MICT regimens such as bouts of running or cycling are commonly used in CR [6]. An advantage of the MICT mode is measurability of exercise volumes using metabolic equivalents of various physical activities as a function of time [31]. In this work, we proposed a new method for exercise quantification by measuring Δt° in the training device. Because Δt° correlated with exercise intensity and duration, it was proportional to the energy expenditure of the user. Therefore, Δt° produced by MICT in 30 minutes could reflect the recommended amount of daily energy expenditure [6,20]. The numerical nature of Δt° allowed expression of daily exercise volumes as single numbers, making it similar to the doses of drugs to be taken daily. The terminology of exercise “dose” and “dose taking” used in this study was analogous to previously proposed expressions such as exercise “pill” and “pill taking” [2,6].

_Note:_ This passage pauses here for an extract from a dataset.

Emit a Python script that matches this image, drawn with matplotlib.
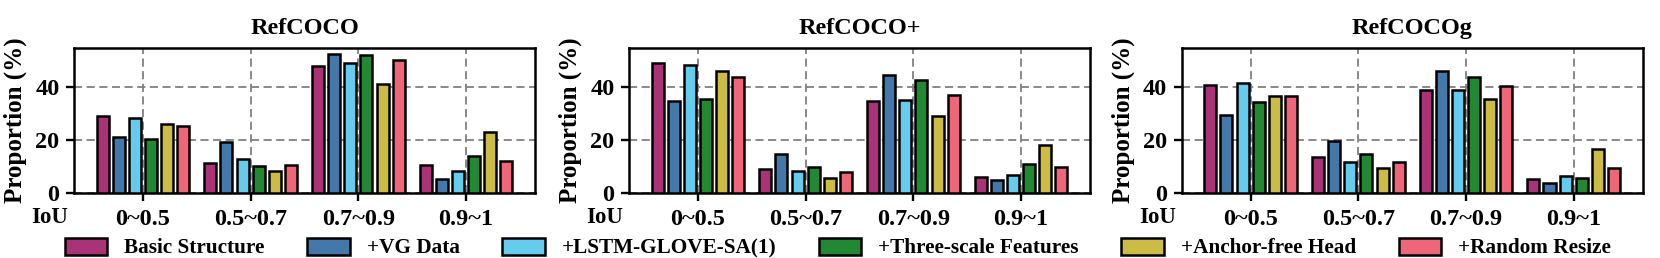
import numpy as np
import matplotlib
matplotlib.use("Agg")
import matplotlib.pyplot as plt

plt.rcParams["font.family"] = "serif"
plt.rcParams["font.serif"] = ["Liberation Serif", "DejaVu Serif"]
plt.rcParams["font.weight"] = "bold"
plt.rcParams["axes.labelweight"] = "bold"
plt.rcParams["axes.titleweight"] = "bold"

IOU_BINS = ["0~0.5", "0.5~0.7", "0.7~0.9", "0.9~1"]
DATASETS = ["RefCOCO", "RefCOCO+", "RefCOCOg"]
METHODS = [
    "Basic Structure",
    "+VG Data",
    "+LSTM-GLOVE-SA(1)",
    "+Three-scale Features",
    "+Anchor-free Head",
    "+Random Resize",
]
COLORS = ["#AA3377", "#4477AA", "#66CCEE", "#228833", "#CCBB44", "#EE6677"]

# proportion (%) per method, one value per IoU bin
refcoco = [
    [29.1, 11.4, 47.9, 10.8],
    [21.4, 19.4, 52.8, 5.3],
    [28.3, 13.0, 49.4, 8.4],
    [20.4, 10.4, 52.4, 14.0],
    [26.3, 8.3, 41.4, 23.1],
    [25.6, 10.6, 50.4, 12.1],
]
refcoco_plus = [
    [49.4, 9.0, 34.8, 6.1],
    [34.8, 14.8, 44.6, 5.0],
    [48.5, 8.4, 35.3, 7.0],
    [35.5, 9.8, 42.9, 11.1],
    [46.3, 5.6, 29.3, 18.1],
    [44.1, 8.0, 37.1, 10.1],
]
refcocog = [
    [41.0, 13.6, 39.1, 5.4],
    [29.5, 19.6, 46.3, 3.8],
    [41.6, 11.8, 39.1, 6.6],
    [34.3, 14.9, 43.9, 5.9],
    [36.6, 9.6, 35.8, 16.9],
    [36.8, 12.0, 40.5, 9.6],
]
ALL_DATA = [refcoco, refcoco_plus, refcocog]

W, H = 1660, 258
fig = plt.figure(figsize=(W / 100, H / 100), dpi=100)

lefts = [74, 629, 1181.7]
ax_w = 461
ax_top, ax_bot = 47.7, 193.3

x = np.arange(len(IOU_BINS))
pitch = 0.15
bar_w = 0.112

axes = []
for k, (name, data) in enumerate(zip(DATASETS, ALL_DATA)):
    ax = fig.add_axes([lefts[k] / W, 1 - ax_bot / H, ax_w / W, (ax_bot - ax_top) / H])
    for i, (method, vals) in enumerate(zip(METHODS, data)):
        ax.bar(
            x + (i - 2.5) * pitch,
            vals,
            width=bar_w,
            color=COLORS[i],
            edgecolor="black",
            linewidth=1.8,
            label=method,
            zorder=3,
        )
    ax.set_xlim(-0.64, 3.64)
    ax.set_ylim(0, 55)
    ax.set_xticks(x)
    ax.set_xticklabels(IOU_BINS)
    ax.set_yticks([0, 20, 40])
    ax.tick_params(axis="both", labelsize=17.5, width=1.7, length=5.5, pad=5)
    ax.tick_params(axis="x", pad=6)
    ax.grid(True, color="0.5", linestyle=(0, (4.5, 2.5)), linewidth=1.3, zorder=0)
    ax.set_axisbelow(True)
    for sp in ax.spines.values():
        sp.set_linewidth(1.8)
    ax.set_title(name, fontsize=17.5, pad=10)
    ax.set_ylabel("Proportion (%)", fontsize=18, labelpad=6)
    ax.text(-0.012, -0.204, "IoU", transform=ax.transAxes, ha="right",
            va="baseline", fontsize=16.5)
    axes.append(ax)

handles, labels = axes[0].get_legend_handles_labels()
fig.legend(
    handles,
    labels,
    loc="center",
    bbox_to_anchor=(838 / W, 1 - 248 / H),
    ncol=6,
    frameon=False,
    fontsize=15.3,
    handlelength=2.0,
    handleheight=0.85,
    handletextpad=0.8,
    columnspacing=2.0,
    borderpad=0,
)

fig.savefig("out.png", dpi=100)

The feasibility of different training regimens suggests self-sufficiency of compact and inexpensive MedExercise systems, which might allow exercise intervention without taking the patient away from the point of care (Figure 1). By contrast, the current model of CR is limited to specialized gyms because fitness machines such as treadmills and cycle ergometers are too heavy, bulky, and costly for use on-site. For example, a Motomed cycling machine, which is modified for use at the point of care, was found useable [32], but sophisticated mechanics makes it too expensive for widespread applications in CR. Motomed also lacks the networkability for remote management. Facilitating on-site training might be useful to mitigate barriers to sustained delivery of CR such as the need for daily transportation and face-to-face training of weak sedentary patients [2].

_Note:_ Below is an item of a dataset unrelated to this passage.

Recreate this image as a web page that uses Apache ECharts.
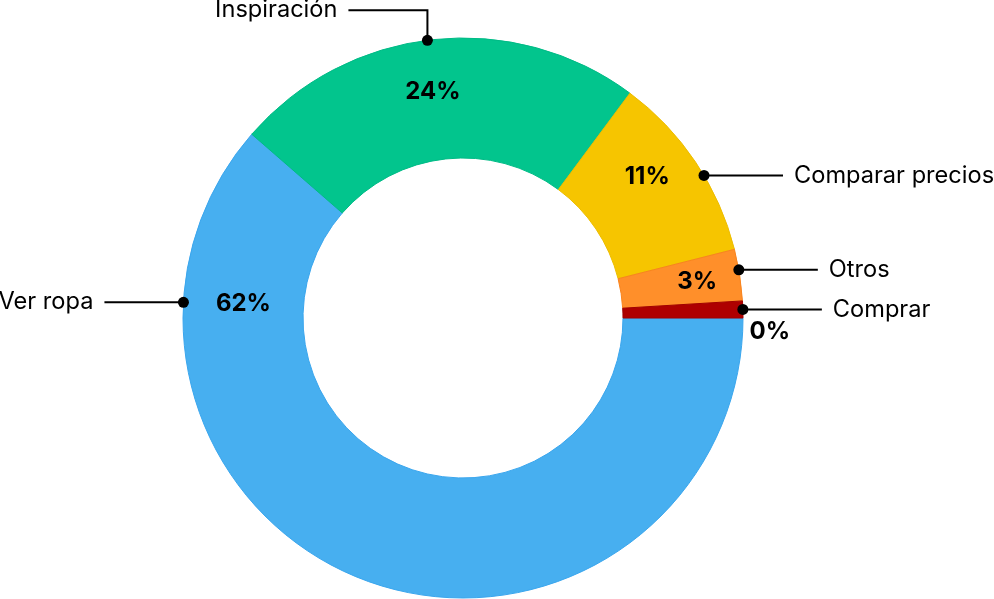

The variability of feasible exercise regimens demonstrated in this study allows customization of on-site exercise programs to provide patient-centered intervention. Depending on the level of fitness and other circumstances, patients could be offered training regimens ranging from intensive exercise bouts for relatively fit participants to extensive opportunistic training in bedridden patients. There might be many categories of patients to benefit from on-site CR, including critically ill patients, in which early leg mobilization can improve outcomes [33]. Nonclinical uses of on-site exercising include contemporary workplaces, where there is a high potential for increasing energy expenditure in sedentary workers [34]. Reduced boredom of concurrent exercise may help to improve sustainability of CR.

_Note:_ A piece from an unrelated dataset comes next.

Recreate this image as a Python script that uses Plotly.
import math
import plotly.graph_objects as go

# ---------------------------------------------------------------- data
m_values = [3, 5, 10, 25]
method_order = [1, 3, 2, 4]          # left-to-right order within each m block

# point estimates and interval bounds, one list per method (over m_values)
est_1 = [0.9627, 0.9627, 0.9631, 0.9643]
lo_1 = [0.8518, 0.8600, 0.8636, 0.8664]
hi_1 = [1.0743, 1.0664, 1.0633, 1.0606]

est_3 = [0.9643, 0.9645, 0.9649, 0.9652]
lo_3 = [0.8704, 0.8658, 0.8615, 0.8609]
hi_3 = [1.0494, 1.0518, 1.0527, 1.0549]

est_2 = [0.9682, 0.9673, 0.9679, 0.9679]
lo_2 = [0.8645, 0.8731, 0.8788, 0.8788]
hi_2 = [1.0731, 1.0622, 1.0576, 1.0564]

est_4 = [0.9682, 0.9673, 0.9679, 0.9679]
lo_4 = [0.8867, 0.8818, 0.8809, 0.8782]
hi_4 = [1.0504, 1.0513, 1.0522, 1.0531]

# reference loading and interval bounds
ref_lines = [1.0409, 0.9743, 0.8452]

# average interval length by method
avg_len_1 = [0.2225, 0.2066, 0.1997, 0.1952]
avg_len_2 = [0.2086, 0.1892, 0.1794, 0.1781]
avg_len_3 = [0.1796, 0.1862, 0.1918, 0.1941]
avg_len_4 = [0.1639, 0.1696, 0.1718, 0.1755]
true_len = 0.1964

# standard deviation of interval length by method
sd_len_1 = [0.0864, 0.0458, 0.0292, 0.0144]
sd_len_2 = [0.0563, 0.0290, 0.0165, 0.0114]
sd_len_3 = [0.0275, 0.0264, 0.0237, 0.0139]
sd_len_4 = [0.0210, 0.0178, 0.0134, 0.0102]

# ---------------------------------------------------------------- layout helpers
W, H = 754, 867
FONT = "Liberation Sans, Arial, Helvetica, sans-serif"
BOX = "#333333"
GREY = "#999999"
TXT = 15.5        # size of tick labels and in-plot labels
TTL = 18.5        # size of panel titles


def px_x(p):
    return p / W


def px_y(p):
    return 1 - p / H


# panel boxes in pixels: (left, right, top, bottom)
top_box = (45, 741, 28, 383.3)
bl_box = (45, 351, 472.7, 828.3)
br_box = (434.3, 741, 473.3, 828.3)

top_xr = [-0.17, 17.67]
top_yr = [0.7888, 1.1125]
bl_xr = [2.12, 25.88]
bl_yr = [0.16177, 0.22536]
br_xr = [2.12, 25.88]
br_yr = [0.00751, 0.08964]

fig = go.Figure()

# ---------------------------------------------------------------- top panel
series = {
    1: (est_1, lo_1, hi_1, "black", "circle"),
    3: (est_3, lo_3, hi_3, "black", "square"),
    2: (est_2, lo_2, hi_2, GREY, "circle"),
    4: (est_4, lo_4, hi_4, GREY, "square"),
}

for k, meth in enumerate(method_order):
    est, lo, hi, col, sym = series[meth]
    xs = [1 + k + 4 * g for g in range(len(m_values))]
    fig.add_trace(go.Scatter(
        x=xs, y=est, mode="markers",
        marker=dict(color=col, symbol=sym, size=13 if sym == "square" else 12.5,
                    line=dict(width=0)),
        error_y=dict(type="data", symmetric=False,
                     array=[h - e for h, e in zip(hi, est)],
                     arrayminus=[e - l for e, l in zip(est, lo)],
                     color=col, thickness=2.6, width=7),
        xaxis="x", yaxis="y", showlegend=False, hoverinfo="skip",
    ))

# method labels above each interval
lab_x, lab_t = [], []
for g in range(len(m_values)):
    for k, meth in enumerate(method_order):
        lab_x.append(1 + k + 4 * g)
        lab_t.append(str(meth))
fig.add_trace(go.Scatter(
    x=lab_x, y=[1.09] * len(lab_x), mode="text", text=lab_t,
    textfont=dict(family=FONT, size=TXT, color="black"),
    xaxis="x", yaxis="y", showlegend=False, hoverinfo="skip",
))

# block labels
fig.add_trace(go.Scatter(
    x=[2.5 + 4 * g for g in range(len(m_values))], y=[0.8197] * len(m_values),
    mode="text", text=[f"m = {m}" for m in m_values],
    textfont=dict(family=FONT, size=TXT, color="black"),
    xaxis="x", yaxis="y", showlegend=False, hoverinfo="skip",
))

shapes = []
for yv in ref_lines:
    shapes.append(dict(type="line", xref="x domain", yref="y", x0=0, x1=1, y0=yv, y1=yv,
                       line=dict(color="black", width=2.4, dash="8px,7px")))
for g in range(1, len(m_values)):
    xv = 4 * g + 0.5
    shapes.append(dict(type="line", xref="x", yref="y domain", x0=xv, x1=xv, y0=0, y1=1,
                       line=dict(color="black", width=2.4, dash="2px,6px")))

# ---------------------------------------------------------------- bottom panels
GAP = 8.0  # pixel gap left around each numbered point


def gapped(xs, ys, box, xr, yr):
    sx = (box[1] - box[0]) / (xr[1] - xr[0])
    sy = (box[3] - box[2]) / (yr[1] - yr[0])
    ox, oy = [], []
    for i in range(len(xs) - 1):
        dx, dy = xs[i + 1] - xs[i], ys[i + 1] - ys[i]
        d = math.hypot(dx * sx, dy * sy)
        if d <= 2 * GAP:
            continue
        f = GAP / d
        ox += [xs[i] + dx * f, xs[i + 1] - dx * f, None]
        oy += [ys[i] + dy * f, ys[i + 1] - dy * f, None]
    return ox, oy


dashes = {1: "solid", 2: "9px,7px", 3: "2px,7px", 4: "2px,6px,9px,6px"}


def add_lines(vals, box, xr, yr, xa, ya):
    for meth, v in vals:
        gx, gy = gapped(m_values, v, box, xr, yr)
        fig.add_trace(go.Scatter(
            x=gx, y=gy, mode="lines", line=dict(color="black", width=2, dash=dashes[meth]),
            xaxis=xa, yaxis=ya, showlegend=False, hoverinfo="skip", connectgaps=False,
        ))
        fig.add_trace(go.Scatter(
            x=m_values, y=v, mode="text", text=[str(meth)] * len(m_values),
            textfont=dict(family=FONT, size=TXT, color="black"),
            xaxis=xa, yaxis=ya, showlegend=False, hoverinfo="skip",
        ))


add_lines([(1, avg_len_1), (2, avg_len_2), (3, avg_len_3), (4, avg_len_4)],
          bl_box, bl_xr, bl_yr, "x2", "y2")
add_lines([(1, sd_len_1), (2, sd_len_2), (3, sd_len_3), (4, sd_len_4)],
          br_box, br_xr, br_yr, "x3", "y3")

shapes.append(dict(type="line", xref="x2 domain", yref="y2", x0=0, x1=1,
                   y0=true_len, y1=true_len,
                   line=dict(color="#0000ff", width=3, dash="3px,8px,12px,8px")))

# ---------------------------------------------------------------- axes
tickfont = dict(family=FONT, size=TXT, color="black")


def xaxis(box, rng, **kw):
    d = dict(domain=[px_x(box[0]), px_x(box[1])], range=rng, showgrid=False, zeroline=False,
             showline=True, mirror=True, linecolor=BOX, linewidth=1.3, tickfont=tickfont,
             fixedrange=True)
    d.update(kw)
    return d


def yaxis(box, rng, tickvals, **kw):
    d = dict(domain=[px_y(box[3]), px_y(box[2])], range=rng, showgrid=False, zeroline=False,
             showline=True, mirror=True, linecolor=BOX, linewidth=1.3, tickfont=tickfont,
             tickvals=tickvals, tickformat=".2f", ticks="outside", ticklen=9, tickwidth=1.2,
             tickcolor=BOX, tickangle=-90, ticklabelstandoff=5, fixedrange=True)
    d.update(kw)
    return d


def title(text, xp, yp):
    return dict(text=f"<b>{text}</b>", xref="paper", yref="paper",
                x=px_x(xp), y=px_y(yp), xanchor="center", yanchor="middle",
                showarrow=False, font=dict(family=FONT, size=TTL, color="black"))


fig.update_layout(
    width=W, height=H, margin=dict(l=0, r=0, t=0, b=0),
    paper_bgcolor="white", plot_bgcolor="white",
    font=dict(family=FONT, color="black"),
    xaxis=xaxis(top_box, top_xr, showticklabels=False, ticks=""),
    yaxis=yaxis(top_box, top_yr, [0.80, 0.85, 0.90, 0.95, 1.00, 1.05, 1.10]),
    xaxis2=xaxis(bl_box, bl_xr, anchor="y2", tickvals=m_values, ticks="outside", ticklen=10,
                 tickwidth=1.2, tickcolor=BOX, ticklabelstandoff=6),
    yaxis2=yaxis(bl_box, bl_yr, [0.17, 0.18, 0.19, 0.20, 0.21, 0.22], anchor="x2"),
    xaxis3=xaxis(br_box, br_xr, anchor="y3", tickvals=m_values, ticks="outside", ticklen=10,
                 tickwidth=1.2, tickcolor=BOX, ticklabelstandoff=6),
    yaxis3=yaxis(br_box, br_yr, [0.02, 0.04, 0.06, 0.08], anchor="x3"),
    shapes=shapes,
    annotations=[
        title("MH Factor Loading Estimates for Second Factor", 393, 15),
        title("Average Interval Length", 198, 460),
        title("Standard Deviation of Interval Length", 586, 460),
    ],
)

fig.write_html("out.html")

A single-number exercise dose introduced in this study allowed automation of compliance reporting using the digital threshold settings. This approach can simplify the long-term compliance monitoring, because a “good” adherence could be easily quantified as taking 5 or more daily MICT doses per week. Noncompliance became obvious as less than 5 alerts received in a week [6,20]. Cloud-based software can serve as a Web-based platform for health care providers, useful for controlling CR in the participant network, including remote patients at the point of care. Web-based management is likely to reduce the financial cost of services by eliminating geographical barriers and reducing labor intensity of CR per patient [8].

The limitations of this study include participation of only a small number of healthy volunteers and relatively short duration of intervention, which was due to the innovative nature of the technology and focus on testing new training protocols before offering them for the clinical trials. Therefore, this work should be considered as a pilot study, validating the technical feasibility of innovative technology. The encouraging results of this study warrant further research to establish the efficacy, effectiveness, and feasibility of this approach in patients with chronic diseases and other medical conditions preventable and treatable by regular exercise training.